1995 : 'Emma Ripeka'(SIB) (F. Love, 1990)
 2005 : 'Salute d'Amour'(TB) (S. Spicer, 2001)
2012 : 'Norma of Irwell'(TB) (R. Busch, 2008)
2014 : 'Atavus'(TB) (A. Nicoll, 2006).

Le constat qui vient d'être fait peut-il encourager d'autres pays à tenter de créer leur propre Dykes Medal ? Si l'on veut se contenter d'une attribution épisodique, pourquoi pas ? Mais pour la désignation d'un vainqueur chaque année, je ne vois aucun pays qui soit en mesure de réaliser cette performance, sauf peut-être la Russie mais avec le handicap de son immensité géographique.

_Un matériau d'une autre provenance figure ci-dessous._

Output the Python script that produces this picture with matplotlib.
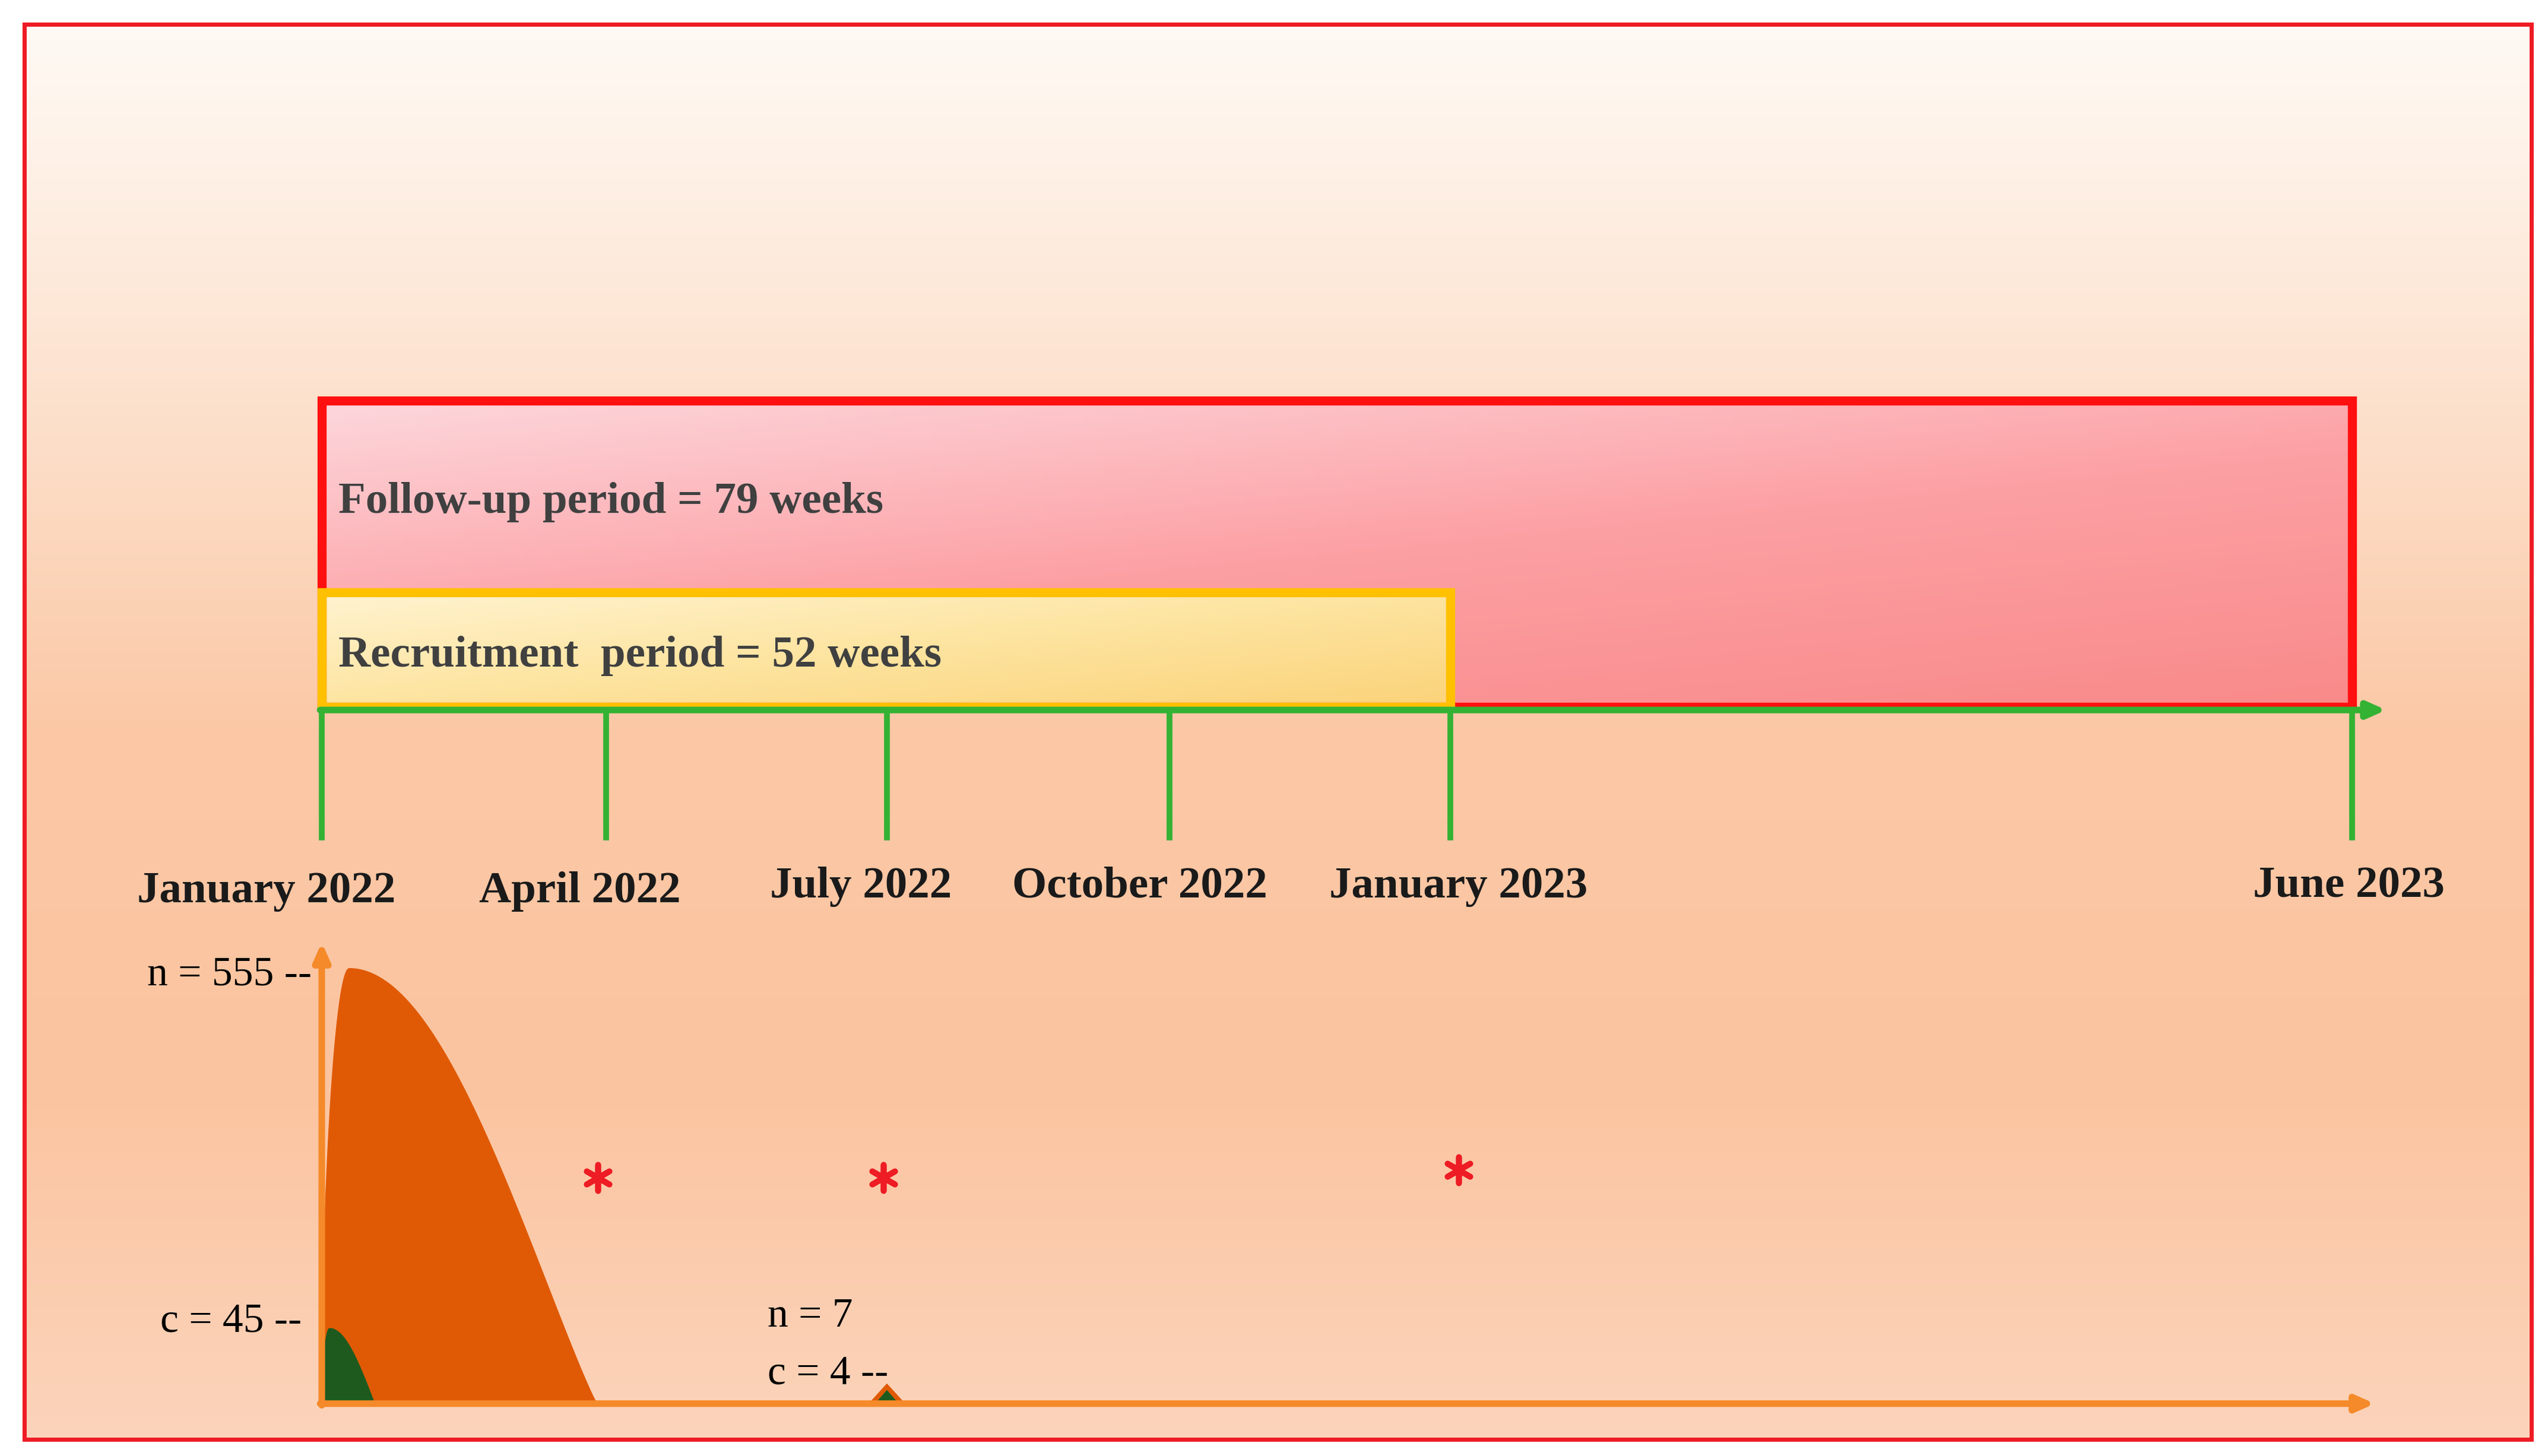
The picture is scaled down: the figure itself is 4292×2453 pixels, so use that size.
import numpy as np
import matplotlib.pyplot as plt
from matplotlib.colors import LinearSegmentedColormap
from matplotlib.patches import Rectangle, Polygon

tick_labels = ["January 2022", "April 2022", "July 2022", "October 2022", "January 2023", "June 2023"]
tick_x = [197, 371, 543, 716, 888, 1440]
label_x = [163, 355, 527, 698, 893, 1438]
label_y = [545, 545, 542, 542, 542, 542]
followup_text = "Follow-up period = 79 weeks"
recruit_text = "Recruitment  period = 52 weeks"
counts_main = ["n = 555", "c = 45"]
counts_july = ["n = 7", "c = 4"]
star_x = [366, 541, 893]
star_y = [720, 720, 715]

W, H = 1560, 890
fig = plt.figure(figsize=(42.92, 24.53), dpi=100)
ax = fig.add_axes([0, 0, 1, 1])
ax.set_xlim(0, W); ax.set_ylim(H, 0); ax.axis('off')

bg = LinearSegmentedColormap.from_list('bg', ['#fffaf5', '#fde3d0', '#fbc8a6', '#fbc4a0', '#fcd4bb'])
grad = np.linspace(0, 1, 256).reshape(-1, 1)
ax.imshow(grad, cmap=bg, extent=[15, 1550, 880, 15], aspect='auto', zorder=0)
ax.add_patch(Rectangle((15, 15), 1535, 865, fill=False, ec='#ee1c24', lw=5, zorder=10))

rg = LinearSegmentedColormap.from_list('rg', ['#fdd7dc', '#fca0a4', '#f98a8a'])
yy, xx = np.mgrid[0:1:100j, 0:1:200j]
ax.imshow(0.6 * yy + 0.4 * xx, cmap=rg, extent=[197, 1440, 432, 245], aspect='auto', zorder=1)
ax.add_patch(Rectangle((197, 245), 1243, 187, fill=False, ec='#ff1010', lw=11, zorder=3))
yg = LinearSegmentedColormap.from_list('yg', ['#fff3d0', '#fde4a0', '#fbd37a'])
ax.imshow(0.5 * yy + 0.5 * xx, cmap=yg, extent=[197, 888, 432, 362], aspect='auto', zorder=2)
ax.add_patch(Rectangle((197, 362), 691, 70, fill=False, ec='#ffc000', lw=11, zorder=4))

ax.text(207, 307, followup_text, fontsize=54, family='Liberation Serif', weight='bold', color='#404040', va='center', zorder=5)
ax.text(207, 401, recruit_text, fontsize=54, family='Liberation Serif', weight='bold', color='#404040', va='center', zorder=5)

ax.annotate('', xy=(1462, 434), xytext=(195, 434),
            arrowprops=dict(arrowstyle='-|>,head_length=1.8,head_width=0.8', color='#33b233', lw=8), zorder=6)
for x in tick_x:
    ax.plot([x, x], [434, 512], color='#33b233', lw=7, zorder=6)
for t, x, y in zip(tick_labels, label_x, label_y):
    ax.text(x, y, t, fontsize=54, family='Liberation Serif', weight='bold', color='#1a1a1a', ha='center', va='center')

ax.annotate('', xy=(1455, 858), xytext=(195, 858),
            arrowprops=dict(arrowstyle='-|>,head_length=1.8,head_width=0.8', color='#f58a2a', lw=8), zorder=6)
ax.annotate('', xy=(197, 575), xytext=(197, 860),
            arrowprops=dict(arrowstyle='-|>,head_length=1.8,head_width=0.8', color='#f58a2a', lw=8), zorder=6)

t = np.linspace(0, 1, 200)
xs = 197 + 168 * t
ys = 857 - 265 * np.where(t < 0.1, np.sin(t / 0.1 * np.pi / 2) ** 0.5, np.cos((t - 0.1) / 0.9 * np.pi / 2) ** 1.1)
ax.fill(np.r_[xs, 197], np.r_[ys, 857], color='#e05a05', zorder=5)
xs2 = 197 + 32 * t
ys2 = 857 - 45 * np.where(t < 0.15, np.sin(t / 0.15 * np.pi / 2) ** 0.5, np.cos((t - 0.15) / 0.85 * np.pi / 2))
ax.fill(np.r_[xs2, 197], np.r_[ys2, 857], color='#1e5a1e', zorder=5.5)
ax.add_patch(Polygon([[533, 857], [543, 846], [553, 857]], color='#e05a05', zorder=5))
ax.add_patch(Polygon([[537, 857], [543, 850], [549, 857]], color='#1e5a1e', zorder=5.5))

fs = 50
ax.text(90, 596, counts_main[0] + ' --', fontsize=fs, family='Liberation Serif', va='center')
ax.text(98, 808, counts_main[1] + ' --', fontsize=fs, family='Liberation Serif', va='center')
ax.text(470, 805, counts_july[0], fontsize=fs, family='Liberation Serif', va='center')
ax.text(470, 840, counts_july[1] + ' --', fontsize=fs, family='Liberation Serif', va='center')
ax.scatter(star_x, star_y, marker=(6, 2, 0), s=1000, color='#ee1c24', lw=7, zorder=7)

fig.savefig('out.png', dpi=100)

On pourrait imaginer néanmoins une compétition analogue au niveau européen. A condition que les organismes coordinateurs de chaque pays participant se mettent d'accord sur les conditions de participation, le nom des juges, la désignation des jardins-test, le nom du centralisateur … C'est beaucoup de conditions pas faciles à réunir !

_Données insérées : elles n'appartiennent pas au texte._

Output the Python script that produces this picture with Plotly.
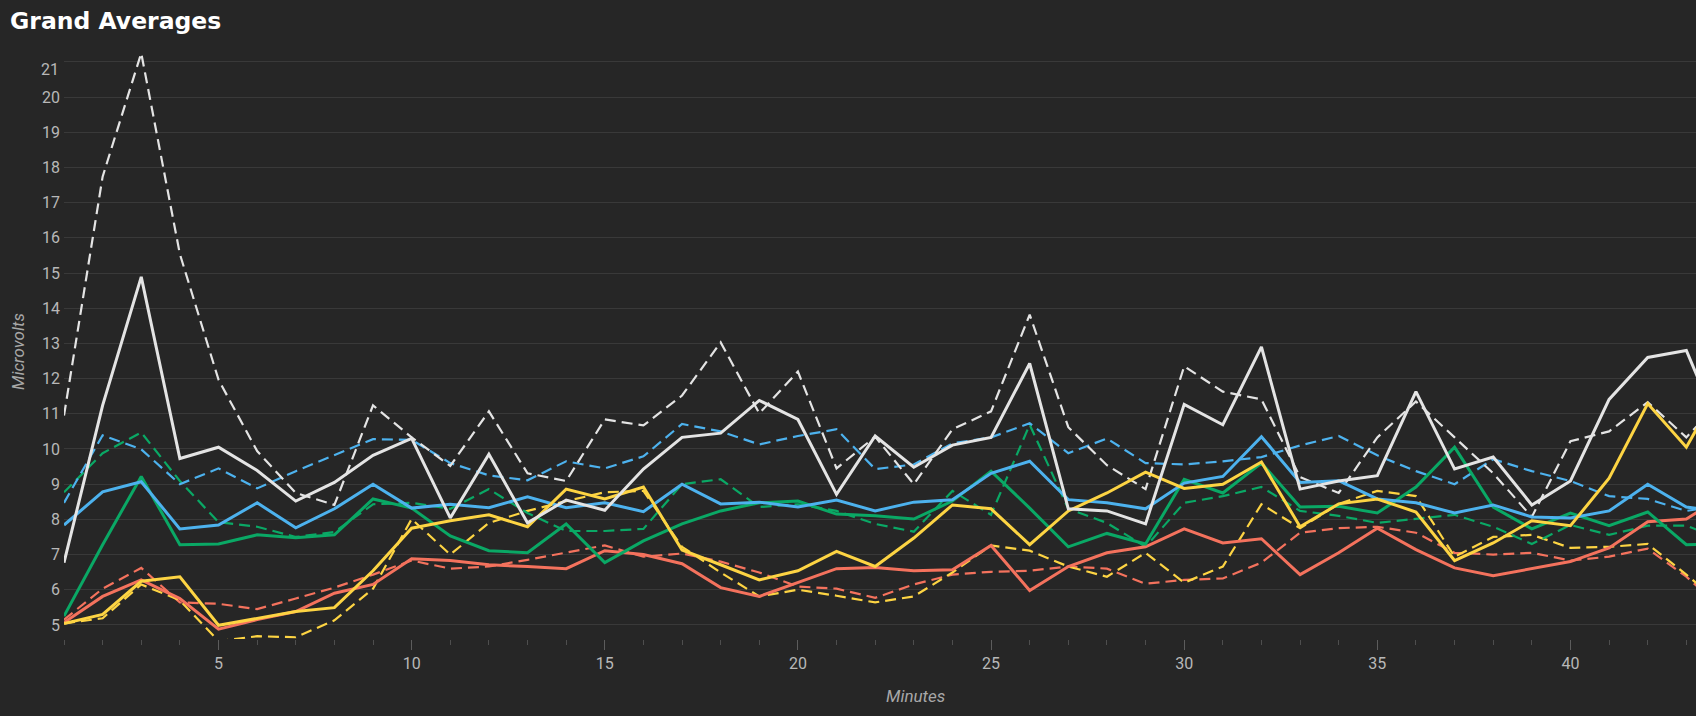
import plotly.graph_objects as go

minutes = list(range(1, 45))

white_dashed = [10.95, 17.74, 21.25, 15.54, 11.97, 9.94, 8.75, 8.41, 11.24, 10.33, 9.52, 11.07,
                9.31, 9.09, 10.84, 10.67, 11.52, 13.03, 11.01, 12.2, 9.45, 10.35, 9.0, 10.56,
                11.07, 13.82, 10.62, 9.54, 8.86, 12.35, 11.63, 11.41, 9.2, 8.75, 10.33, 11.35,
                10.33, 9.31, 8.07, 10.22, 10.5, 11.33, 10.33, 11.5]
white_solid = [6.77, 11.24, 14.89, 9.73, 10.05, 9.39, 8.52, 9.05, 9.82, 10.3, 8.04, 9.85,
               7.9, 8.55, 8.26, 9.43, 10.33, 10.45, 11.38, 10.84, 8.71, 10.37, 9.48, 10.11,
               10.33, 12.43, 8.3, 8.24, 7.87, 11.27, 10.69, 12.9, 8.86, 9.09, 9.24, 11.63,
               9.43, 9.77, 8.41, 9.09, 11.41, 12.6, 12.8, 10.2]
blue_dashed = [8.47, 10.39, 9.99, 9.0, 9.45, 8.88, 9.37, 9.82, 10.28, 10.26, 9.6, 9.25,
               9.11, 9.65, 9.45, 9.79, 10.71, 10.5, 10.13, 10.37, 10.56, 9.43, 9.56, 10.16,
               10.33, 10.73, 9.88, 10.3, 9.6, 9.56, 9.65, 9.77, 10.1, 10.37, 9.82, 9.37,
               9.0, 9.71, 9.37, 9.09, 8.66, 8.58, 8.24, 8.4]
blue_solid = [7.84, 8.78, 9.07, 7.73, 7.84, 8.47, 7.76, 8.3, 9.0, 8.32, 8.43, 8.33,
              8.64, 8.33, 8.47, 8.22, 9.0, 8.44, 8.49, 8.35, 8.55, 8.24, 8.49, 8.56,
              9.31, 9.65, 8.56, 8.47, 8.3, 9.03, 9.22, 10.35, 9.05, 9.1, 8.58, 8.47,
              8.18, 8.41, 8.07, 8.04, 8.24, 9.0, 8.35, 8.2]
green_dashed = [8.77, 9.88, 10.47, 9.09, 7.92, 7.79, 7.5, 7.64, 8.43, 8.47, 8.3, 8.86,
                8.18, 7.67, 7.67, 7.73, 9.0, 9.14, 8.35, 8.43, 8.24, 7.87, 7.65, 8.81,
                8.13, 10.69, 8.3, 7.9, 7.22, 8.47, 8.66, 8.92, 8.24, 8.1, 7.9, 8.01,
                8.13, 7.79, 7.3, 7.84, 7.56, 7.82, 7.82, 7.4]
green_solid = [5.25, 7.28, 9.22, 7.28, 7.3, 7.56, 7.48, 7.56, 8.58, 8.32, 7.53, 7.11,
               7.05, 7.87, 6.77, 7.39, 7.87, 8.24, 8.47, 8.52, 8.15, 8.1, 8.01, 8.52,
               9.37, 8.32, 7.22, 7.6, 7.3, 9.14, 8.75, 9.6, 8.35, 8.37, 8.18, 8.92,
               10.05, 8.35, 7.73, 8.18, 7.82, 8.21, 7.28, 7.3]
yellow_solid = [5.04, 5.3, 6.24, 6.37, 4.99, 5.19, 5.38, 5.49, 6.54, 7.75, 7.96, 8.13,
                7.79, 8.86, 8.58, 8.92, 7.13, 6.71, 6.28, 6.54, 7.09, 6.66, 7.47, 8.41,
                8.3, 7.28, 8.24, 8.75, 9.34, 8.88, 9.0, 9.63, 7.79, 8.44, 8.58, 8.21,
                6.83, 7.33, 7.96, 7.82, 9.17, 11.29, 10.05, 12.0]
yellow_dashed = [5.04, 5.19, 6.15, 5.7, 4.54, 4.68, 4.65, 5.13, 6.03, 8.01, 7.0, 7.9,
                 8.24, 8.52, 8.77, 8.81, 7.22, 6.49, 5.81, 6.0, 5.83, 5.64, 5.81, 6.49,
                 7.26, 7.11, 6.66, 6.37, 7.05, 6.2, 6.66, 8.43, 7.75, 8.44, 8.81, 8.66,
                 6.94, 7.5, 7.56, 7.19, 7.22, 7.3, 6.43, 5.5]
red_solid = [5.07, 5.81, 6.28, 5.75, 4.88, 5.15, 5.38, 5.9, 6.15, 6.88, 6.83, 6.71,
             6.66, 6.6, 7.11, 7.0, 6.74, 6.06, 5.81, 6.2, 6.6, 6.63, 6.54, 6.57,
             7.26, 5.98, 6.66, 7.05, 7.22, 7.73, 7.33, 7.45, 6.43, 7.05, 7.75, 7.14,
             6.62, 6.4, 6.6, 6.8, 7.19, 7.93, 8.01, 8.7]
red_dashed = [5.15, 6.03, 6.62, 5.64, 5.6, 5.45, 5.75, 6.06, 6.43, 6.83, 6.6, 6.66,
              6.85, 7.05, 7.26, 6.94, 7.03, 6.8, 6.49, 6.09, 6.03, 5.77, 6.15, 6.43,
              6.51, 6.54, 6.66, 6.6, 6.17, 6.28, 6.32, 6.77, 7.62, 7.75, 7.79, 7.62,
              7.05, 7.0, 7.05, 6.83, 6.94, 7.17, 6.37, 5.4]

y_ticks = list(range(5, 22))
x_ticks = list(range(5, 45, 5))

WHITE = "#e4e4e4"
BLUE = "#4db2ee"
GREEN = "#0aa865"
YELLOW = "#fdd443"
RED = "#f4725d"

series = [
    ("Red (dashed)", red_dashed, RED, True),
    ("Yellow (dashed)", yellow_dashed, YELLOW, True),
    ("Green (dashed)", green_dashed, GREEN, True),
    ("Blue (dashed)", blue_dashed, BLUE, True),
    ("White (dashed)", white_dashed, WHITE, True),
    ("Red", red_solid, RED, False),
    ("Green", green_solid, GREEN, False),
    ("Blue", blue_solid, BLUE, False),
    ("Yellow", yellow_solid, YELLOW, False),
    ("White", white_solid, WHITE, False),
]

fig = go.Figure()
for name, vals, color, dashed in series:
    fig.add_trace(go.Scatter(
        x=minutes, y=vals, mode="lines", name=name,
        line=dict(color=color, width=2.2 if dashed else 3,
                  dash="11px,6px" if dashed else "solid"),
        hoverinfo="skip",
    ))

BG = "#262626"
TICKCOL = "#b8b8b8"
TFONT = dict(family="Roboto", size=16, color=TICKCOL)

fig.update_layout(
    width=1696, height=716,
    paper_bgcolor=BG, plot_bgcolor=BG,
    margin=dict(l=64, r=0, t=44, b=77),
    showlegend=False,
    title=dict(text="<b>Grand Averages</b>", x=10 / 1696, xanchor="left",
               xref="container", y=1 - 21 / 716, yref="container", yanchor="middle",
               font=dict(family="DejaVu Sans", size=23.5, color="#ffffff")),
    font=dict(family="Roboto", color=TICKCOL),
    xaxis=dict(range=[1, 43.25], tickvals=x_ticks, ticks="outside", ticklen=10,
               tickcolor="#5c5c5c", tickwidth=1, showgrid=False, zeroline=False,
               showline=False, tickfont=TFONT,
               minor=dict(tickvals=minutes, ticks="outside", ticklen=5,
                          tickcolor="#4e4e4e", showgrid=False)),
    yaxis=dict(range=[4.6, 21.51], tickvals=y_ticks,
               ticktext=[str(v) if v != 21 else "" for v in y_ticks],
               showgrid=True, gridcolor="#393939", gridwidth=1, zeroline=False,
               showline=False, ticks="", ticklabelstandoff=3,
               tickfont=TFONT),
    annotations=[
        dict(text="21", xref="paper", yref="y", x=0, y=21, xanchor="right",
             yanchor="middle", xshift=-3, yshift=-8, showarrow=False,
             font=TFONT),
        dict(text="<i>Microvolts</i>", xref="paper", yref="paper",
             x=-(64 - 18) / 1632, y=(639 - 352) / 595, textangle=-90,
             xanchor="center", yanchor="middle", showarrow=False,
             font=dict(family="Roboto", size=17, color="#a8a8a8")),
        dict(text="<i>Minutes</i>", xref="paper", yref="paper",
             x=(915 - 64) / 1632, y=-(696 - 639) / 595, xanchor="center",
             yanchor="middle", showarrow=False,
             font=dict(family="Roboto", size=17, color="#a8a8a8")),
    ],
)

fig.write_html("out.html", config={"displayModeBar": False},
               post_script="document.body.style.margin='0';document.body.style.overflow='hidden';")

Il n'y a donc guère de chances qu'un jour la BIS soit obligée d'offrir une cinquième médaille. Je serais, quant à moi, plus favorable à une ouverture au plan mondial de la Dykes Medal américaine, dans des conditions à définir avec l'AIS. Mais ce ne serait pas une négociation facile car il est vraisemblable, et légitime, que les Américains ne tiendraient pas à partager leur hégémonie.

ILLUSTRATIONS : 


'Sostenique' 


'Salute d'Amour' 


'Norma of Irwell' 

'Atavus'

2 commentaires:

Dejoux Roland a dit…

Il y a quelques années nous avions tenté avec le regretté Sergey Loktev et Zdenek Seidl, d'organiser une compétition européenne, mais nous n'avions pas trouvé d'échos auprès des autres sociétés d'iris du vieux continent.

gerard a dit…

Le système néo-zélandais pourrait fort bien fonctionner en France. Il ne devrait pas être impossible de trouver trois parcs ou jardins susceptibles d'abriter les variétés mises à concourir. Le nombre d'hybrideurs français de qualité serait suffisant pour donner à la médaille sa légitimité.